EXERCISE: Reproduce the full listing below unchanged, apart from the pictures.

DATA SHOWN:
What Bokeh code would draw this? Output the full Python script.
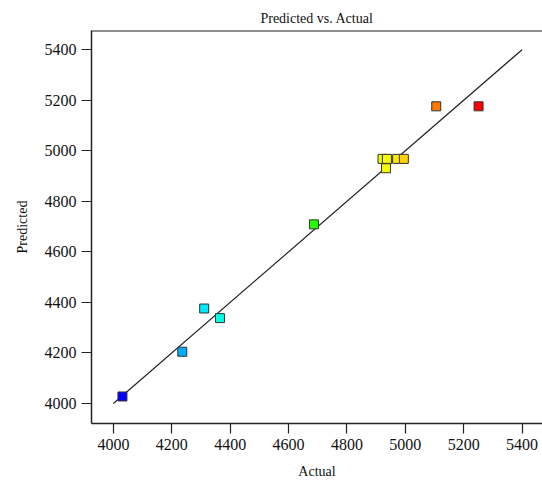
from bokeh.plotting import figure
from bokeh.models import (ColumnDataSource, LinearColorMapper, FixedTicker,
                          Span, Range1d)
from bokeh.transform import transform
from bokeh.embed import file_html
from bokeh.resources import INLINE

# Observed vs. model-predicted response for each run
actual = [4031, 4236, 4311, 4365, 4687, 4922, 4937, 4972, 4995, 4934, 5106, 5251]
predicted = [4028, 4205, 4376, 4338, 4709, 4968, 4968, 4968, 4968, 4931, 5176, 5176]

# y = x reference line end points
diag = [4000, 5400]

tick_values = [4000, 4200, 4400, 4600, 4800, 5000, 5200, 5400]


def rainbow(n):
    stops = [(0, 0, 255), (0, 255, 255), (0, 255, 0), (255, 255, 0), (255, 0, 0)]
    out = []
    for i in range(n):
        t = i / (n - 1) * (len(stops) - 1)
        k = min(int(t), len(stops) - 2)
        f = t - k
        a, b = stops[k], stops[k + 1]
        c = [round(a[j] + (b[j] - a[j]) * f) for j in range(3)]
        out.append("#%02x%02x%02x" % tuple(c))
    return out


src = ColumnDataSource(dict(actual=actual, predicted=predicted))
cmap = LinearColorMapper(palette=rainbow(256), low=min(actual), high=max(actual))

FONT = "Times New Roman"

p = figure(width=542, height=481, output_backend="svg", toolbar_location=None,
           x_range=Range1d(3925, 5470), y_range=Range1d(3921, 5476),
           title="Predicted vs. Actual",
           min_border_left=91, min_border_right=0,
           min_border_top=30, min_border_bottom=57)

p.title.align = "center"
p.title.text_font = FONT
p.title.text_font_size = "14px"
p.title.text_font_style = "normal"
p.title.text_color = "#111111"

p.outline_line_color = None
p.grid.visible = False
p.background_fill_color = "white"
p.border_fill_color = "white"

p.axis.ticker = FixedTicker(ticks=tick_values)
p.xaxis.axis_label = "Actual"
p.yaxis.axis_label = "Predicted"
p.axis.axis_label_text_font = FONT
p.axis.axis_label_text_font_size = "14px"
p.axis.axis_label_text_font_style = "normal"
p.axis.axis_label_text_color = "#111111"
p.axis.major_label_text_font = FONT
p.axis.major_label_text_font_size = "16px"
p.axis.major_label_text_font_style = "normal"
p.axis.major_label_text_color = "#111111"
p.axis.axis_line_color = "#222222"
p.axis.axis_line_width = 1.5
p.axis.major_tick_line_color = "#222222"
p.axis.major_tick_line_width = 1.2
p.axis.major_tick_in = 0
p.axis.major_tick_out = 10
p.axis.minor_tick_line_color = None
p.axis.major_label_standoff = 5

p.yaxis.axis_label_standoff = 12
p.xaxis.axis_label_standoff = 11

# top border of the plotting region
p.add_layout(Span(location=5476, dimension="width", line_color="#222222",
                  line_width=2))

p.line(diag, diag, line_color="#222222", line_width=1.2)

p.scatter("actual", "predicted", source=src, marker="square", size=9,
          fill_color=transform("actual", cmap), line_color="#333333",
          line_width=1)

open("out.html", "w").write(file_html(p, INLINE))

TASK OUTPUT:
What Bokeh code would draw this? Output the full Python script.
from bokeh.plotting import figure
from bokeh.models import (ColumnDataSource, LinearColorMapper, FixedTicker,
                          Span, Range1d)
from bokeh.transform import transform
from bokeh.embed import file_html
from bokeh.resources import INLINE

# Observed vs. model-predicted response for each run
actual = [4031, 4236, 4311, 4365, 4687, 4922, 4937, 4972, 4995, 4934, 5106, 5251]
predicted = [4028, 4205, 4376, 4338, 4709, 4968, 4968, 4968, 4968, 4931, 5176, 5176]

# y = x reference line end points
diag = [4000, 5400]

tick_values = [4000, 4200, 4400, 4600, 4800, 5000, 5200, 5400]


def rainbow(n):
    stops = [(0, 0, 255), (0, 255, 255), (0, 255, 0), (255, 255, 0), (255, 0, 0)]
    out = []
    for i in range(n):
        t = i / (n - 1) * (len(stops) - 1)
        k = min(int(t), len(stops) - 2)
        f = t - k
        a, b = stops[k], stops[k + 1]
        c = [round(a[j] + (b[j] - a[j]) * f) for j in range(3)]
        out.append("#%02x%02x%02x" % tuple(c))
    return out


src = ColumnDataSource(dict(actual=actual, predicted=predicted))
cmap = LinearColorMapper(palette=rainbow(256), low=min(actual), high=max(actual))

FONT = "Times New Roman"

p = figure(width=542, height=481, output_backend="svg", toolbar_location=None,
           x_range=Range1d(3925, 5470), y_range=Range1d(3921, 5476),
           title="Predicted vs. Actual",
           min_border_left=91, min_border_right=0,
           min_border_top=30, min_border_bottom=57)

p.title.align = "center"
p.title.text_font = FONT
p.title.text_font_size = "14px"
p.title.text_font_style = "normal"
p.title.text_color = "#111111"

p.outline_line_color = None
p.grid.visible = False
p.background_fill_color = "white"
p.border_fill_color = "white"

p.axis.ticker = FixedTicker(ticks=tick_values)
p.xaxis.axis_label = "Actual"
p.yaxis.axis_label = "Predicted"
p.axis.axis_label_text_font = FONT
p.axis.axis_label_text_font_size = "14px"
p.axis.axis_label_text_font_style = "normal"
p.axis.axis_label_text_color = "#111111"
p.axis.major_label_text_font = FONT
p.axis.major_label_text_font_size = "16px"
p.axis.major_label_text_font_style = "normal"
p.axis.major_label_text_color = "#111111"
p.axis.axis_line_color = "#222222"
p.axis.axis_line_width = 1.5
p.axis.major_tick_line_color = "#222222"
p.axis.major_tick_line_width = 1.2
p.axis.major_tick_in = 0
p.axis.major_tick_out = 10
p.axis.minor_tick_line_color = None
p.axis.major_label_standoff = 5

p.yaxis.axis_label_standoff = 12
p.xaxis.axis_label_standoff = 11

# top border of the plotting region
p.add_layout(Span(location=5476, dimension="width", line_color="#222222",
                  line_width=2))

p.line(diag, diag, line_color="#222222", line_width=1.2)

p.scatter("actual", "predicted", source=src, marker="square", size=9,
          fill_color=transform("actual", cmap), line_color="#333333",
          line_width=1)

open("out.html", "w").write(file_html(p, INLINE))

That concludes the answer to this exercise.